Brian Farrey was born and raised in Wisconsin, land of dairy products and bratwurst. Although he’d always dabbled as a writer, he became serious about writing in 1983, when he discovered Doctor Who and started writing novellas based on the show (today, we would call this “fan fiction”). To this day, he is still a rabid fan of Doctor Who, and his secret dream is to be the first American to write an episode of the TV show. (It’s unlikely, but you gotta dream.)

He has slaved away in retail, been a local TV producer, managed a theater company, sold books, coordinated author events, and worked as a publicist. He is currently an editor, and acquires educational resources for a small but feisty press in the Midwest.
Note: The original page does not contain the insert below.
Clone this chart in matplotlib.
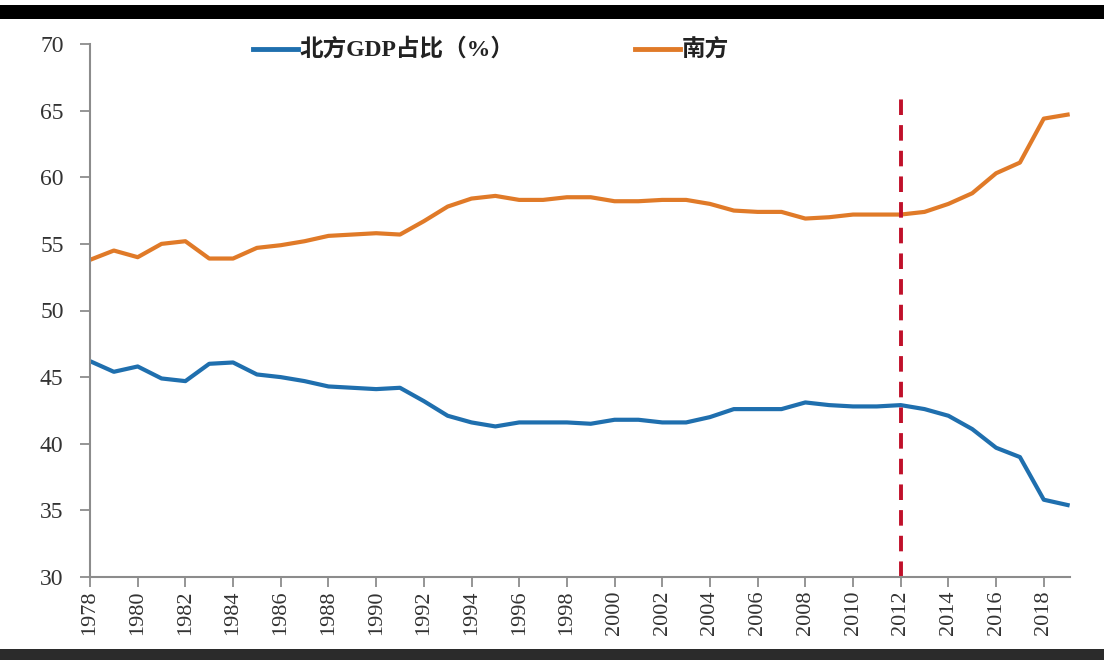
import matplotlib
matplotlib.use("Agg")
import matplotlib.pyplot as plt
from matplotlib.patches import Rectangle

plt.rcParams['font.family'] = ['Liberation Serif', 'Noto Sans CJK SC', 'DejaVu Sans']

years = list(range(1978, 2020))
north = [46.2, 45.4, 45.8, 44.9, 44.7, 46.0, 46.1, 45.2, 45.0, 44.7,
         44.3, 44.2, 44.1, 44.2, 43.2, 42.1, 41.6, 41.3, 41.6, 41.6,
         41.6, 41.5, 41.8, 41.8, 41.6, 41.6, 42.0, 42.6, 42.6, 42.6,
         43.1, 42.9, 42.8, 42.8, 42.9, 42.6, 42.1, 41.1, 39.7, 39.0,
         35.8, 35.4]
south = [53.8, 54.5, 54.0, 55.0, 55.2, 53.9, 53.9, 54.7, 54.9, 55.2,
         55.6, 55.7, 55.8, 55.7, 56.7, 57.8, 58.4, 58.6, 58.3, 58.3,
         58.5, 58.5, 58.2, 58.2, 58.3, 58.3, 58.0, 57.5, 57.4, 57.4,
         56.9, 57.0, 57.2, 57.2, 57.2, 57.4, 58.0, 58.8, 60.3, 61.1,
         64.4, 64.7]
labels = ['北方GDP占比（%）', '南方']
yticks = [30, 35, 40, 45, 50, 55, 60, 65, 70]
xticks = list(range(1978, 2020, 2))
marker_year = 2012

W, H = 1104, 660
fig = plt.figure(figsize=(W / 100, H / 100), dpi=100)
fig.patch.set_facecolor('white')

# top black band and bottom dark strip (framing of the screenshot)
fig.patches.append(Rectangle((0, 1 - 19 / H), 1, 14 / H, transform=fig.transFigure,
                             facecolor='black', edgecolor='none'))
fig.patches.append(Rectangle((0, 0), 1, 11 / H, transform=fig.transFigure,
                             facecolor='#2b2b2b', edgecolor='none'))

ax = fig.add_axes([90 / W, 1 - 577 / H, (1070 - 90) / W, (577 - 44) / H])
blue = '#1f6fae'
orange = '#e07a28'
ax.plot(years, north, color=blue, lw=3.0, solid_joinstyle='round')
ax.plot(years, south, color=orange, lw=3.0, solid_joinstyle='round')

ax.set_ylim(30, 70)
ax.set_xlim(1978, 2019.1)
ax.axvline(marker_year, ymin=0, ymax=(66.2 - 30) / 40, color='#c0102a',
           lw=2.8, ls=(0, (4, 2.6)))

ax.set_yticks(yticks)
ax.set_xticks(xticks)
ax.set_xticklabels([str(x) for x in xticks], rotation=90)
for s in ['top', 'right']:
    ax.spines[s].set_visible(False)
for s in ['left', 'bottom']:
    ax.spines[s].set_color('#8c8c8c')
    ax.spines[s].set_linewidth(1.5)
ax.tick_params(axis='y', length=7, width=1.3, color='#8c8c8c', pad=12,
               labelsize=17, labelcolor='#333333')
ax.tick_params(axis='x', length=7, width=1.3, color='#8c8c8c', pad=3,
               labelsize=16, labelcolor='#333333')
ax.patch.set_alpha(0)

# legend (drawn as in the original: two entries on one row at the top)
fig.lines.append(plt.Line2D([253 / W, 298 / W], [1 - 49 / H, 1 - 49 / H],
                            transform=fig.transFigure, color=blue, lw=3.5))
fig.text(300 / W, 1 - 49 / H, labels[0], fontsize=17, fontweight='bold',
         va='center', ha='left', color='#222222',
         family=['Liberation Serif', 'Noto Sans CJK SC'])
fig.lines.append(plt.Line2D([635 / W, 680 / W], [1 - 49 / H, 1 - 49 / H],
                            transform=fig.transFigure, color=orange, lw=3.5))
fig.text(682 / W, 1 - 49 / H, labels[1], fontsize=17, fontweight='bold',
         va='center', ha='left', color='#222222',
         family=['Noto Sans CJK SC', 'DejaVu Sans'])

fig.savefig('out.png', dpi=100)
In the early part of the twenty-first century, he moved to Minnesota, where he has lived ever since. He currently resides in St. Paul with his husband and their needy cat, Meowzebub.

Author Q&A

1. What’s your writing routine? 

I don’t know that I really have one. I’m more about meeting certain conditions. For example, I prefer to be alone. Mostly for the solitude but also so I have a place to pace when I need to think. (Pacing is a very important part of the process.) I also need silence. I envy writers who can write while listening to music. I can’t.

2. What part of your book was the most fun to write?

The scene that reveals the secret of Dreadwillow Carse. I’d had it in my head for a long time while writing and it was such a relief to get to sit down and finally commit it to paper.

3. Which part was the most difficult?

The chapter that introduces Aon (the second chapter). I have many versions of that chapter (including one in which Laius played a very different role). I knew I had a lot of different elements that needed to be introduced, and finding a way to balance them all (and not make the chapter twenty pages long) was a challenge.

4. Is there one particular character in your new book that you most relate to? Why?

In many ways, I relate to Queen Sula. She’s someone who wants very badly to do what’s best but, in doing so, makes some decisions she later regrets. Even realizing this, she finds it hard to go back and correct her mistakes. I think just about everyone can relate to that.

5. What advice would you give aspiring writers?

Read. Read a lot. Read lots of different things. It’s great to have a favorite kind of book (science fiction, fantasy, romance, etc.) and even favorite authors, but you’ll learn more by reading as many different kinds of stories by as many different kinds of authors as possible.

6. Cats or dogs?

Cats, always and forever. Oh, wait, you weren’t talking about the musical, were you? . . . Eh, same answer.

7. If writing weren’t part of your daily work, what career would you like to have?

I think I would be a very good billionaire. Do you know anyone who’s hiring?

8. Which author would you most like to spend the day with?

I’d love to spend a day picking Jonathan Stroud’s brain. I’ve learned so much reading his work and it would be fun to hang around and talk shop. But it would be very hard not to fanboy all over the place.

9. What is your secret superpower?  

I am Introvert Man, capable of going from calm to flustered in under a second by even the slightest bit of attention.